— EXERCISE INSTRUCTIONS —
Leaving out every picture, retype the lines below from the top through the one that contains "(698,198) -- (698,490);".

— SOURCE DATA —
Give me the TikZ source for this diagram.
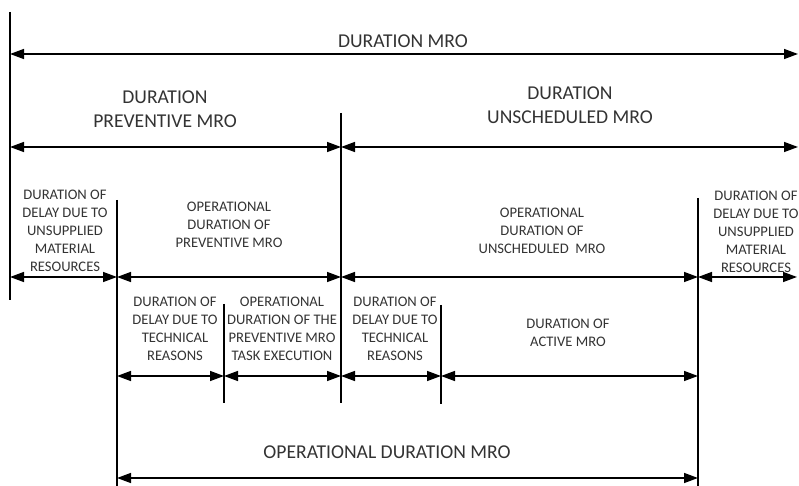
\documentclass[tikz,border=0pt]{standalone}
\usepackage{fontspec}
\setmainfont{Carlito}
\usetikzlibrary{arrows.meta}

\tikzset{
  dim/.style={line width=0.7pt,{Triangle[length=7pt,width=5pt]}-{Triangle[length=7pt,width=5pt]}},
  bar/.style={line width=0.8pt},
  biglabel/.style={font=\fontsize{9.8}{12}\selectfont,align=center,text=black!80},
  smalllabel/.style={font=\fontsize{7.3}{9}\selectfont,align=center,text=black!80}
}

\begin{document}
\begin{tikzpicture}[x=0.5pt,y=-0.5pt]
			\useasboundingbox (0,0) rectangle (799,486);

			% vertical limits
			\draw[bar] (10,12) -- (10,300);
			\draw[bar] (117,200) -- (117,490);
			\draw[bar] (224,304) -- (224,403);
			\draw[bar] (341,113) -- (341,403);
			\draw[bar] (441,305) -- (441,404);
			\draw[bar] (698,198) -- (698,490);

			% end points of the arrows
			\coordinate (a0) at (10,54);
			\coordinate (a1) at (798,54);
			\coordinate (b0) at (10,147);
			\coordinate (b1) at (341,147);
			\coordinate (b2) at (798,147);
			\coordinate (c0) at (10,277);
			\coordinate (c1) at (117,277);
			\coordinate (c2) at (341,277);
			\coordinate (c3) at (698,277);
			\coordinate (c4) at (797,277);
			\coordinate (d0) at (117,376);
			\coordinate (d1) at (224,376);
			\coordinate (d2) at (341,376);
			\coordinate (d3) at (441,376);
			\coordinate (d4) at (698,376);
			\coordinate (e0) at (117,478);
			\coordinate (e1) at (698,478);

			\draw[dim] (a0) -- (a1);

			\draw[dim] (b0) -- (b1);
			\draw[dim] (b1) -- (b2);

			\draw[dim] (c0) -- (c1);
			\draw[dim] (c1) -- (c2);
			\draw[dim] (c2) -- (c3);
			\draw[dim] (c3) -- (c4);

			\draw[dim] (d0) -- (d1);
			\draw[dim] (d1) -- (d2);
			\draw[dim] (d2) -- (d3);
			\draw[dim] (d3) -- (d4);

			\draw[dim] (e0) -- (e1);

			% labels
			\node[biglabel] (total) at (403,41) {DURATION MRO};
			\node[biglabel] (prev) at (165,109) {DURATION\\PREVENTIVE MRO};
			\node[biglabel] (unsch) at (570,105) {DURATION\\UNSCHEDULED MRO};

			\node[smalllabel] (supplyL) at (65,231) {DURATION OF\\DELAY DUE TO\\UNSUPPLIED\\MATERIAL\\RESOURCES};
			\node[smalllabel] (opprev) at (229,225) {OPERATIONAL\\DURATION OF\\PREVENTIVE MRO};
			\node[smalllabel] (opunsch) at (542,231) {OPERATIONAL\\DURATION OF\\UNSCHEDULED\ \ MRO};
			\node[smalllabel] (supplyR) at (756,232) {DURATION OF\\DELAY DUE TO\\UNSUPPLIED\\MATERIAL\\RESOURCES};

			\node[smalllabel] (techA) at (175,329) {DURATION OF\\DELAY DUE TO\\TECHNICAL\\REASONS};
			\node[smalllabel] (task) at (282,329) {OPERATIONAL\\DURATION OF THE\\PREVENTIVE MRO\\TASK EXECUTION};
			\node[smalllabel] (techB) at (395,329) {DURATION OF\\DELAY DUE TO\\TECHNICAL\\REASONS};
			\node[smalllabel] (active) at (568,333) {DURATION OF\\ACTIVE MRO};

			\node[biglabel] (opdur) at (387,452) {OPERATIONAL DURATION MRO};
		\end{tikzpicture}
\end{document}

— ANSWER TO THE PROBLEM —
Give me the TikZ source for this diagram.
\documentclass[tikz,border=0pt]{standalone}
\usepackage{fontspec}
\setmainfont{Carlito}
\usetikzlibrary{arrows.meta}

\tikzset{
  dim/.style={line width=0.7pt,{Triangle[length=7pt,width=5pt]}-{Triangle[length=7pt,width=5pt]}},
  bar/.style={line width=0.8pt},
  biglabel/.style={font=\fontsize{9.8}{12}\selectfont,align=center,text=black!80},
  smalllabel/.style={font=\fontsize{7.3}{9}\selectfont,align=center,text=black!80}
}

\begin{document}
\begin{tikzpicture}[x=0.5pt,y=-0.5pt]
			\useasboundingbox (0,0) rectangle (799,486);

			% vertical limits
			\draw[bar] (10,12) -- (10,300);
			\draw[bar] (117,200) -- (117,490);
			\draw[bar] (224,304) -- (224,403);
			\draw[bar] (341,113) -- (341,403);
			\draw[bar] (441,305) -- (441,404);
			\draw[bar] (698,198) -- (698,490);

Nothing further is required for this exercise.